Give the data again, word for word.
━━━━━ Available data
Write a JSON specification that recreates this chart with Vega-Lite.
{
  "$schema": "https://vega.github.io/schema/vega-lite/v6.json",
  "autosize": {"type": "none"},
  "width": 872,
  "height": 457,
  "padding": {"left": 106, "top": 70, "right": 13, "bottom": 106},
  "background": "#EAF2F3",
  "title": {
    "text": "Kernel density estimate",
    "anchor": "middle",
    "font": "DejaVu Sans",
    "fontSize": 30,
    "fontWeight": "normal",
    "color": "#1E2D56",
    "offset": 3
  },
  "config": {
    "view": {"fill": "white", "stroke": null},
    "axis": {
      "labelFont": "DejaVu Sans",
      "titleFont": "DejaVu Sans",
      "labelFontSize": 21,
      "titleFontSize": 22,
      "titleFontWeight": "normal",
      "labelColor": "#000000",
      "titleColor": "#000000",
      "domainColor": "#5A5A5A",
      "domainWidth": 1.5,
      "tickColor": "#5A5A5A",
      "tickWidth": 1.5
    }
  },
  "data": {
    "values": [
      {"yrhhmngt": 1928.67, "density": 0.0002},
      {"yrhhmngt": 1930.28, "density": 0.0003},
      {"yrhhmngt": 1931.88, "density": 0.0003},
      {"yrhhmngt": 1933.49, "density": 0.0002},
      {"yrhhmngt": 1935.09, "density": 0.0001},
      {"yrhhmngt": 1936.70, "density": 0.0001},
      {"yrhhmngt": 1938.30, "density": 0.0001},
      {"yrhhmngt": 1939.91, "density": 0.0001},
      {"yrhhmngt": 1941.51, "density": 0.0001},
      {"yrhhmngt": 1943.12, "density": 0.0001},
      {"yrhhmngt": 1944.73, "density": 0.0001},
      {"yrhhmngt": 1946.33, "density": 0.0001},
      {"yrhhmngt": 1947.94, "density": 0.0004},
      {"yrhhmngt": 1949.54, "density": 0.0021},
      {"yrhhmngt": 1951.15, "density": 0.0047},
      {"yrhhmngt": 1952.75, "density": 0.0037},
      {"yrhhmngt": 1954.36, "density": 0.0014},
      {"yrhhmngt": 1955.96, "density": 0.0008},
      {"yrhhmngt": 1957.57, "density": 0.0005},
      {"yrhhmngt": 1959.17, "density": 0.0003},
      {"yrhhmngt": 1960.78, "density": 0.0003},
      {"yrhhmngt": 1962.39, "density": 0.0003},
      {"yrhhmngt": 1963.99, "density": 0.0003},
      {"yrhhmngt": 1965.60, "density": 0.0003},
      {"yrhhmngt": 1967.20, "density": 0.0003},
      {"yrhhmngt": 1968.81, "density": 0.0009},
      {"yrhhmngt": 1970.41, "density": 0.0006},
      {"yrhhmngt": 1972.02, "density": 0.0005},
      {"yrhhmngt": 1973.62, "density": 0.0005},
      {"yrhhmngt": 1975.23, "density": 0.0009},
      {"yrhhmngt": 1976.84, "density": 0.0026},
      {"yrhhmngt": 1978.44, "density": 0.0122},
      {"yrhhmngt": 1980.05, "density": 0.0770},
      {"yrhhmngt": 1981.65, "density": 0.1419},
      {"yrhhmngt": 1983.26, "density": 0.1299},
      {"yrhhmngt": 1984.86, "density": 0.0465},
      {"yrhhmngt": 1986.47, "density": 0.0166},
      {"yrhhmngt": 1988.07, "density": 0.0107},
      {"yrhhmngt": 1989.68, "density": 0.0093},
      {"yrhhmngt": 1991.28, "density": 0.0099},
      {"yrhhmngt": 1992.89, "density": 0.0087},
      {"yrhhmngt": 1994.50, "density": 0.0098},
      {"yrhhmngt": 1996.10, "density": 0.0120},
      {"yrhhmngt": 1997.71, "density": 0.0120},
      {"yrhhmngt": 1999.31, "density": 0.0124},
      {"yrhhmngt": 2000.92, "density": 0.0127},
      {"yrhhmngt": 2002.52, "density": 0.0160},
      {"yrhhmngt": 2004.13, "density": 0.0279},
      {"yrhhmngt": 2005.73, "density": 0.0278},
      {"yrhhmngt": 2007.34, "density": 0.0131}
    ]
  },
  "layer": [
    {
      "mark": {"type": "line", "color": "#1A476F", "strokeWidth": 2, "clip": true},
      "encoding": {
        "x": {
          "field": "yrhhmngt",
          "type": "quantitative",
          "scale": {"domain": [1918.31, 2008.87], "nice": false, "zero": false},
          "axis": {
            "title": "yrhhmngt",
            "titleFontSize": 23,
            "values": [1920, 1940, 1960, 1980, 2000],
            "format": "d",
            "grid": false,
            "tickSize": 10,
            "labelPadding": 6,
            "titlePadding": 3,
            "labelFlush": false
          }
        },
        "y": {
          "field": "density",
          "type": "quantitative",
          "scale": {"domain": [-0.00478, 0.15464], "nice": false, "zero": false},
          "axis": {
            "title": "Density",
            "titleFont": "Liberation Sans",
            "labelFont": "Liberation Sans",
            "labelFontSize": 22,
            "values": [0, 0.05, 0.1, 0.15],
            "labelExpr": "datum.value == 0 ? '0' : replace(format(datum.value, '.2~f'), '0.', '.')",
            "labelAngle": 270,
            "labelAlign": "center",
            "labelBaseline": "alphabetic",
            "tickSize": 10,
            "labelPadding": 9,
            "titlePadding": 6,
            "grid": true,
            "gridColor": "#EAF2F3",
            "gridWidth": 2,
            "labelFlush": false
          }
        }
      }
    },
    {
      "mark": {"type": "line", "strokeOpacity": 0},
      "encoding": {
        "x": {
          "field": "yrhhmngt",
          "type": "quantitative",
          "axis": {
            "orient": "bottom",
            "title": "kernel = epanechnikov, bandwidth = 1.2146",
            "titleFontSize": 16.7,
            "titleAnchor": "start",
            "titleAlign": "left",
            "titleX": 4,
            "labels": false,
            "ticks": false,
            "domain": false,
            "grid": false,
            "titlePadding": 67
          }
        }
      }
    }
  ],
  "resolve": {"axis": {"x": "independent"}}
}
━━━━━━━━━━
§ Written solution:
Write a JSON specification that recreates this chart with Vega-Lite.
{
  "$schema": "https://vega.github.io/schema/vega-lite/v6.json",
  "autosize": {"type": "none"},
  "width": 872,
  "height": 457,
  "padding": {"left": 106, "top": 70, "right": 13, "bottom": 106},
  "background": "#EAF2F3",
  "title": {
    "text": "Kernel density estimate",
    "anchor": "middle",
    "font": "DejaVu Sans",
    "fontSize": 30,
    "fontWeight": "normal",
    "color": "#1E2D56",
    "offset": 3
  },
  "config": {
    "view": {"fill": "white", "stroke": null},
    "axis": {
      "labelFont": "DejaVu Sans",
      "titleFont": "DejaVu Sans",
      "labelFontSize": 21,
      "titleFontSize": 22,
      "titleFontWeight": "normal",
      "labelColor": "#000000",
      "titleColor": "#000000",
      "domainColor": "#5A5A5A",
      "domainWidth": 1.5,
      "tickColor": "#5A5A5A",
      "tickWidth": 1.5
    }
  },
  "data": {
    "values": [
      {"yrhhmngt": 1928.67, "density": 0.0002},
      {"yrhhmngt": 1930.28, "density": 0.0003},
      {"yrhhmngt": 1931.88, "density": 0.0003},
      {"yrhhmngt": 1933.49, "density": 0.0002},
      {"yrhhmngt": 1935.09, "density": 0.0001},
      {"yrhhmngt": 1936.70, "density": 0.0001},
      {"yrhhmngt": 1938.30, "density": 0.0001},
      {"yrhhmngt": 1939.91, "density": 0.0001},
      {"yrhhmngt": 1941.51, "density": 0.0001},
      {"yrhhmngt": 1943.12, "density": 0.0001},
      {"yrhhmngt": 1944.73, "density": 0.0001},
      {"yrhhmngt": 1946.33, "density": 0.0001},
      {"yrhhmngt": 1947.94, "density": 0.0004},
      {"yrhhmngt": 1949.54, "density": 0.0021},
      {"yrhhmngt": 1951.15, "density": 0.0047},
      {"yrhhmngt": 1952.75, "density": 0.0037},
      {"yrhhmngt": 1954.36, "density": 0.0014},
      {"yrhhmngt": 1955.96, "density": 0.0008},
      {"yrhhmngt": 1957.57, "density": 0.0005},
      {"yrhhmngt": 1959.17, "density": 0.0003},
      {"yrhhmngt": 1960.78, "density": 0.0003},
      {"yrhhmngt": 1962.39, "density": 0.0003},
      {"yrhhmngt": 1963.99, "density": 0.0003},
      {"yrhhmngt": 1965.60, "density": 0.0003},
      {"yrhhmngt": 1967.20, "density": 0.0003},
      {"yrhhmngt": 1968.81, "density": 0.0009},
      {"yrhhmngt": 1970.41, "density": 0.0006},
      {"yrhhmngt": 1972.02, "density": 0.0005},
      {"yrhhmngt": 1973.62, "density": 0.0005},
      {"yrhhmngt": 1975.23, "density": 0.0009},
      {"yrhhmngt": 1976.84, "density": 0.0026},
      {"yrhhmngt": 1978.44, "density": 0.0122},
      {"yrhhmngt": 1980.05, "density": 0.0770},
      {"yrhhmngt": 1981.65, "density": 0.1419},
      {"yrhhmngt": 1983.26, "density": 0.1299},
      {"yrhhmngt": 1984.86, "density": 0.0465},
      {"yrhhmngt": 1986.47, "density": 0.0166},
      {"yrhhmngt": 1988.07, "density": 0.0107},
      {"yrhhmngt": 1989.68, "density": 0.0093},
      {"yrhhmngt": 1991.28, "density": 0.0099},
      {"yrhhmngt": 1992.89, "density": 0.0087},
      {"yrhhmngt": 1994.50, "density": 0.0098},
      {"yrhhmngt": 1996.10, "density": 0.0120},
      {"yrhhmngt": 1997.71, "density": 0.0120},
      {"yrhhmngt": 1999.31, "density": 0.0124},
      {"yrhhmngt": 2000.92, "density": 0.0127},
      {"yrhhmngt": 2002.52, "density": 0.0160},
      {"yrhhmngt": 2004.13, "density": 0.0279},
      {"yrhhmngt": 2005.73, "density": 0.0278},
      {"yrhhmngt": 2007.34, "density": 0.0131}
    ]
  },
  "layer": [
    {
      "mark": {"type": "line", "color": "#1A476F", "strokeWidth": 2, "clip": true},
      "encoding": {
        "x": {
          "field": "yrhhmngt",
          "type": "quantitative",
          "scale": {"domain": [1918.31, 2008.87], "nice": false, "zero": false},
          "axis": {
            "title": "yrhhmngt",
            "titleFontSize": 23,
            "values": [1920, 1940, 1960, 1980, 2000],
            "format": "d",
            "grid": false,
            "tickSize": 10,
            "labelPadding": 6,
            "titlePadding": 3,
            "labelFlush": false
          }
        },
        "y": {
          "field": "density",
          "type": "quantitative",
          "scale": {"domain": [-0.00478, 0.15464], "nice": false, "zero": false},
          "axis": {
            "title": "Density",
            "titleFont": "Liberation Sans",
            "labelFont": "Liberation Sans",
            "labelFontSize": 22,
            "values": [0, 0.05, 0.1, 0.15],
            "labelExpr": "datum.value == 0 ? '0' : replace(format(datum.value, '.2~f'), '0.', '.')",
            "labelAngle": 270,
            "labelAlign": "center",
            "labelBaseline": "alphabetic",
            "tickSize": 10,
            "labelPadding": 9,
            "titlePadding": 6,
            "grid": true,
            "gridColor": "#EAF2F3",
            "gridWidth": 2,
            "labelFlush": false
          }
        }
      }
    },
    {
      "mark": {"type": "line", "strokeOpacity": 0},
      "encoding": {
        "x": {
          "field": "yrhhmngt",
          "type": "quantitative",
          "axis": {
            "orient": "bottom",
            "title": "kernel = epanechnikov, bandwidth = 1.2146",
            "titleFontSize": 16.7,
            "titleAnchor": "start",
            "titleAlign": "left",
            "titleX": 4,
            "labels": false,
            "ticks": false,
            "domain": false,
            "grid": false,
            "titlePadding": 67
          }
        }
      }
    }
  ],
  "resolve": {"axis": {"x": "independent"}}
}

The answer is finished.